Ole Miss is paying Chambliss up to $6 million in name, image, and likeness compensation for the 2026 season, according to reporting from The Athletic. Yahoo's Ross Dellenger placed the floor of the deal above $5 million. Both figures rank Chambliss among the highest-paid players in college football. Pavia, by comparison, earned roughly $2 million in NIL during his court-ordered 2025 season at Vanderbilt. Chambliss reportedly agreed to the new Ole Miss contract during the window when Lane Kiffin was openly negotiating with LSU, locking in the money before the head coach departed for Baton Rouge in late November and defensive coordinator Pete Golding was promoted in his place. He chose to stay rather than follow Kiffin south to the Tigers.

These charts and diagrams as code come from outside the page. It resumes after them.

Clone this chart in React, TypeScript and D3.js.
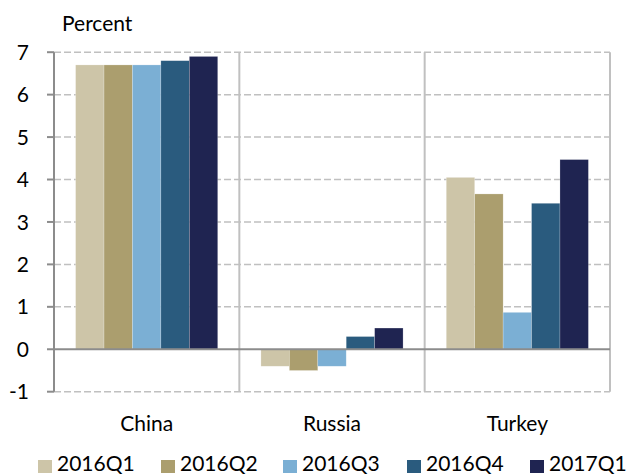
import React from "react";
import * as d3 from "d3";

const categories = ["China", "Russia", "Turkey"];
const seriesNames = ["2016Q1", "2016Q2", "2016Q3", "2016Q4", "2017Q1"];
const china = [6.7, 6.7, 6.7, 6.8, 6.9];
const russia = [-0.4, -0.5, -0.4, 0.3, 0.5];
const turkey = [4.05, 3.66, 0.87, 3.44, 4.47];
const yTicks = [-1, 0, 1, 2, 3, 4, 5, 6, 7];
const colors = ["#cdc5a8", "#ab9e6e", "#7bafd4", "#2a5b7e", "#1f2451"];

const values: number[][] = [china, russia, turkey];

export default function App() {
  const W = 627, H = 475;
  const left = 54, right = 610, top = 52.2, bottom = 391.7;
  const font = "Lato, 'Open Sans', sans-serif";

  const x0 = d3.scaleBand<string>().domain(categories).range([left, right]).paddingInner(0).paddingOuter(0);
  const x1 = d3.scaleBand<string>().domain(seriesNames).range([0, x0.bandwidth()]).paddingInner(0).paddingOuter(0.76);
  const y = d3.scaleLinear().domain([-1, 7]).range([bottom, top]);

  const legendX = [38, 161, 283, 407, 530];

  return (
    <svg width={W} height={H} style={{ position: "absolute", left: 0, top: 0, display: "block" }}>
      <rect x={0} y={0} width={W} height={H} fill="#ffffff" />
      {/* gridlines */}
      {yTicks.filter((t) => t !== 0).map((t) => (
        <line key={"g" + t} x1={left} x2={right} y1={y(t)} y2={y(t)} stroke="#c0c0c0" strokeWidth={1.5} strokeDasharray="7,3" />
      ))}
      {/* vertical dividers */}
      {categories.map((c) => (
        <line key={"v" + c} x1={(x0(c) as number) + x0.bandwidth()} x2={(x0(c) as number) + x0.bandwidth()} y1={top} y2={bottom} stroke="#c0c0c0" strokeWidth={2} />
      ))}
      {/* bars */}
      {categories.map((c, ci) =>
        seriesNames.map((s, si) => {
          const v = values[ci][si];
          const bx = (x0(c) as number) + (x1(s) as number);
          const y0 = y(0);
          const yv = y(v);
          return (
            <rect key={c + s} x={bx} y={Math.min(y0, yv)} width={x1.bandwidth()} height={Math.abs(yv - y0)}
              fill={colors[si]} stroke="rgba(255,255,255,0.35)" strokeWidth={0.6} />
          );
        })
      )}
      {/* zero line */}
      <line x1={left} x2={right} y1={y(0)} y2={y(0)} stroke="#8c8c8c" strokeWidth={2} />
      {/* y axis */}
      <line x1={left} x2={left} y1={top} y2={bottom} stroke="#8c8c8c" strokeWidth={2} />
      {yTicks.map((t) => (
        <g key={"t" + t}>
          <line x1={left - 7} x2={left} y1={y(t)} y2={y(t)} stroke="#8c8c8c" strokeWidth={2} />
          <text x={29} y={y(t)} dy="0.36em" textAnchor="end" fontFamily={font} fontSize={21} fill="#000">{t}</text>
        </g>
      ))}
      <text x={62} y={31} fontFamily={font} fontSize={21} fill="#000">Percent</text>
      {/* category labels */}
      {categories.map((c) => (
        <text key={"c" + c} x={(x0(c) as number) + x0.bandwidth() / 2} y={431} textAnchor="middle" fontFamily={font} fontSize={21} fill="#000">{c}</text>
      ))}
      {/* legend */}
      {seriesNames.map((s, i) => (
        <g key={"l" + s}>
          <rect x={legendX[i]} y={460} width={14} height={13} fill={colors[i]} />
          <text x={legendX[i] + 19} y={471} fontFamily={font} fontSize={21} fill="#000">{s}</text>
        </g>
      ))}
    </svg>
  );
}
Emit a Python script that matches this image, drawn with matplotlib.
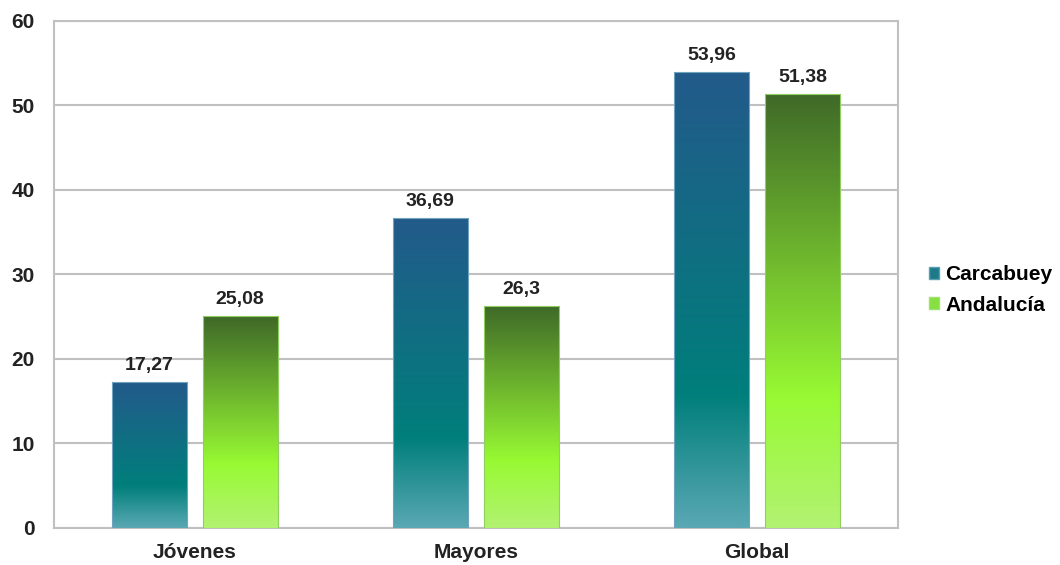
import matplotlib.pyplot as plt
import numpy as np
from matplotlib.colors import LinearSegmentedColormap
from matplotlib.patches import Rectangle

plt.rcParams['font.family'] = ['Liberation Sans', 'DejaVu Sans']

categories = ['Jóvenes', 'Mayores', 'Global']
carcabuey = [17.27, 36.69, 53.96]
andalucia = [25.08, 26.3, 51.38]
value_labels_c = ['17,27', '36,69', '53,96']
value_labels_a = ['25,08', '26,3', '51,38']

# gradient colours from bottom to top
blue_cmap = LinearSegmentedColormap.from_list(
    'blue', [(0, '#5aa8b3'), (0.29, '#007f7b'), (1, '#235a8b')])
green_cmap = LinearSegmentedColormap.from_list(
    'green', [(0, '#b2f272'), (0.30, '#98fa33'), (1, '#3f6928')])

fig = plt.figure(figsize=(10.6, 5.65), dpi=100)
ax = fig.add_axes([0.051, 0.0655, 0.796, 0.8975])

width = 0.267
offset = 0.162
x = np.arange(len(categories))

grad = np.linspace(0, 1, 256).reshape(-1, 1)


def gradient_bar(xc, h, cmap, edge):
    x0 = xc - width / 2
    rect = Rectangle((x0, 0), width, h, facecolor='none', edgecolor=edge,
                     linewidth=0.8, zorder=4)
    ax.add_patch(rect)
    im = ax.imshow(grad, cmap=cmap, aspect='auto', origin='lower',
                   extent=(x0, x0 + width, 0, h), zorder=3)
    im.set_clip_path(rect)


for i in range(len(categories)):
    gradient_bar(x[i] - offset, carcabuey[i], blue_cmap, '#6fa3c0')
    gradient_bar(x[i] + offset, andalucia[i], green_cmap, '#8fcf60')
    ax.text(x[i] - offset, carcabuey[i] + 0.9, value_labels_c[i], ha='center',
            va='bottom', fontsize=14, fontweight='bold', color='#222222')
    ax.text(x[i] + offset, andalucia[i] + 0.9, value_labels_a[i], ha='center',
            va='bottom', fontsize=14, fontweight='bold', color='#222222')

ax.set_xlim(-0.5, 2.5)
ax.set_ylim(0, 60)
ax.set_yticks(range(0, 61, 10))
ax.set_xticks(x)
ax.set_xticklabels(categories)
ax.tick_params(axis='both', length=0, labelsize=15, colors='#222222')
ax.tick_params(axis='y', pad=14)
ax.tick_params(axis='x', pad=11)
for lbl in ax.get_xticklabels() + ax.get_yticklabels():
    lbl.set_fontweight('bold')
ax.grid(axis='y', color='#c0c0c0', linewidth=1.5, zorder=0)
ax.set_axisbelow(True)
for s in ax.spines.values():
    s.set_color('#c0c0c0')
    s.set_linewidth(1.5)

handles = [Rectangle((0, 0), 1, 1, facecolor='#1c7a8a', edgecolor='#5aa0b0'),
           Rectangle((0, 0), 1, 1, facecolor='#86e040', edgecolor='#a0e070')]
fig.legend(handles, ['Carcabuey', 'Andalucía'], loc='center left',
           bbox_to_anchor=(0.876, 0.487), frameon=False, handlelength=0.5,
           handleheight=0.5, handletextpad=0.3, labelspacing=0.55,
           borderpad=0, borderaxespad=0,
           prop={'size': 15, 'weight': 'bold'})

fig.savefig('out.png', dpi=100)
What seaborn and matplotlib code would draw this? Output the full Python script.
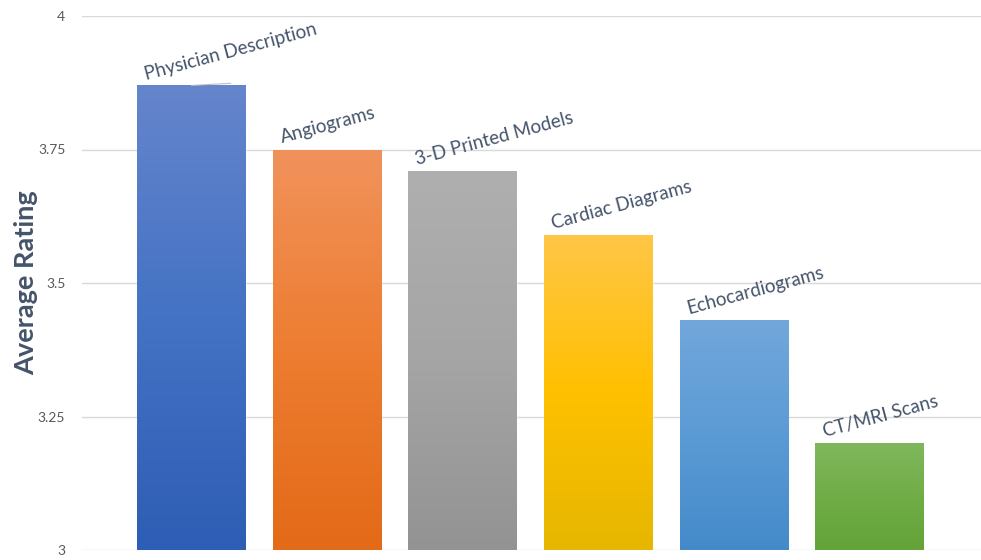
import numpy as np
import pandas as pd
import matplotlib
matplotlib.use("Agg")
import matplotlib.pyplot as plt
from matplotlib.colors import LinearSegmentedColormap
import seaborn as sns

categories = ["Physician Description", "Angiograms", "3-D Printed Models",
              "Cardiac Diagrams", "Echocardiograms", "CT/MRI Scans"]
ratings = [3.87, 3.75, 3.71, 3.59, 3.43, 3.20]
y_ticks = [3, 3.25, 3.5, 3.75, 4]
y_ticklabels = ["3", "3.25", "3.5", "3.75", "4"]

# gradient colours per bar: (top, middle, bottom)
bar_gradients = [
    ("#6585cc", "#4472c4", "#2e5db5"),
    ("#f1925c", "#ed7d31", "#e36a17"),
    ("#afafaf", "#a5a5a5", "#939393"),
    ("#ffc647", "#ffc000", "#e6b700"),
    ("#72a7db", "#5b9bd5", "#448aca"),
    ("#80b75d", "#70ad47", "#63a338"),
]

sns.set_theme(style="white")
plt.rcParams["font.family"] = ["Lato", "DejaVu Sans"]

df = pd.DataFrame({"category": categories, "rating": ratings})

fig = plt.figure(figsize=(9.81, 5.6), dpi=100)
ax = fig.add_axes([82 / 981, 10 / 560, 1 - 82 / 981, 534 / 560])

sns.barplot(data=df, x="category", y="rating", hue="category",
            palette=[g[1] for g in bar_gradients], legend=False,
            width=0.8, ax=ax, zorder=2)

y_min, y_max = 3, 4

# replace flat fills with vertical gradients over the visible part of each bar
for patch, grad in zip(ax.patches, bar_gradients):
    x0 = patch.get_x()
    w, top = patch.get_width(), patch.get_y() + patch.get_height()
    cmap = LinearSegmentedColormap.from_list("g", [grad[2], grad[1], grad[0]])
    img = ax.imshow(np.linspace(0, 1, 256).reshape(-1, 1), cmap=cmap,
                    extent=[x0, x0 + w, y_min, top], origin="lower",
                    aspect="auto", zorder=2, interpolation="bicubic")
    img.set_clip_path(patch)
    patch.set_facecolor("none")
    patch.set_edgecolor("#ffffff")
    patch.set_linewidth(0.4)

ax.set_ylim(y_min, y_max)
ax.set_xlim(-0.8075, 5.822)

ax.set_yticks(y_ticks)
ax.set_yticklabels(y_ticklabels, fontsize=10, color="#595959")
ax.tick_params(axis="y", length=0, pad=12)
ax.set_xticks([])
ax.set_xlabel("")
ax.set_ylabel("Average Rating", fontsize=19.5, fontweight="bold", color="#44546a")
ax.yaxis.set_label_coords(-0.049, 0.5)

ax.grid(axis="y", color="#d9d9d9", linewidth=1, zorder=0)
for side in ["top", "right", "left", "bottom"]:
    ax.spines[side].set_visible(False)

# category labels above each bar
for i, (cat, val) in enumerate(zip(categories, ratings)):
    kw = dict(xy=(i - 0.4, val), xytext=(9, 6), textcoords="offset pixels",
              ha="left", va="baseline", rotation=15, rotation_mode="anchor",
              fontsize=13.5, color="#44546a", annotation_clip=False, zorder=4)
    if i == 0:
        kw["xy"] = (i, val)
        kw["xytext"] = (-45, 5)
        kw["arrowprops"] = dict(arrowstyle="-", color="#bfbfbf", lw=0.8,
                                shrinkA=0, shrinkB=0, relpos=(0.5, 0))
    ax.annotate(cat, **kw)

fig.savefig("out.png", dpi=100)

Chambliss did not start the 2025 season as Ole Miss's QB1. The job belonged to redshirt sophomore Austin Simmons until an early-season injury opened the depth chart. Chambliss threw for 3,937 yards on 66.1 percent completion with 22 touchdowns and three interceptions, added 527 yards and eight scores on the ground, and led the Rebels to a Sugar Bowl win over Georgia before a College Football Playoff semifinal loss to Miami. He finished eighth in Heisman voting. The 2026 market opened him as an outsider in February when the Calhoun County injunction first cleared his name; by Memorial Day weekend the books had him tied with Manning and Carr at +800 — co-favorites at the top of every major Heisman board.

The NCAA spent April pushing a new five-year eligibility framework through its Board of Directors that would explicitly grandfather current seniors. The timing is not coincidental. Pavia's legal team is preparing an amended class-action complaint that adds Vanderbilt teammate Tre Richardson, Louisiana Tech's Andrew Burnette, Oklahoma State's Iman Oates, and Virginia Tech's James Djonkam — all junior-college transfers seeking the same relief Pavia received. Chambliss's win opens a separate front the NCAA had not been organized to defend against: medical-redshirt denials at the Division II level that the FBS member institution later inherits. Any non-FBS transfer with a contested medical year now has a state-court playbook to run, and the Mississippi Supreme Court's silence on the merits is itself a signal.

Pete Golding is 2-1 as Ole Miss's head coach, with both wins coming in last season's twelve-team College Football Playoff. The Rebels rolled Tulane in the first round, took Georgia in a Sugar Bowl thriller, and lost a semifinal to Miami. The defensive coordinator-turned-head-coach inherits a roster paid roughly $25 million in total NIL, more than half of which is wrapped up in Chambliss and two skill positions. The pressure on a first-time head coach promoted over a Thanksgiving weekend is its own story. The pressure on a quarterback who took the NCAA to court to play this season — and beat them in two consecutive state courts — is something no one else in college football carries into Week One.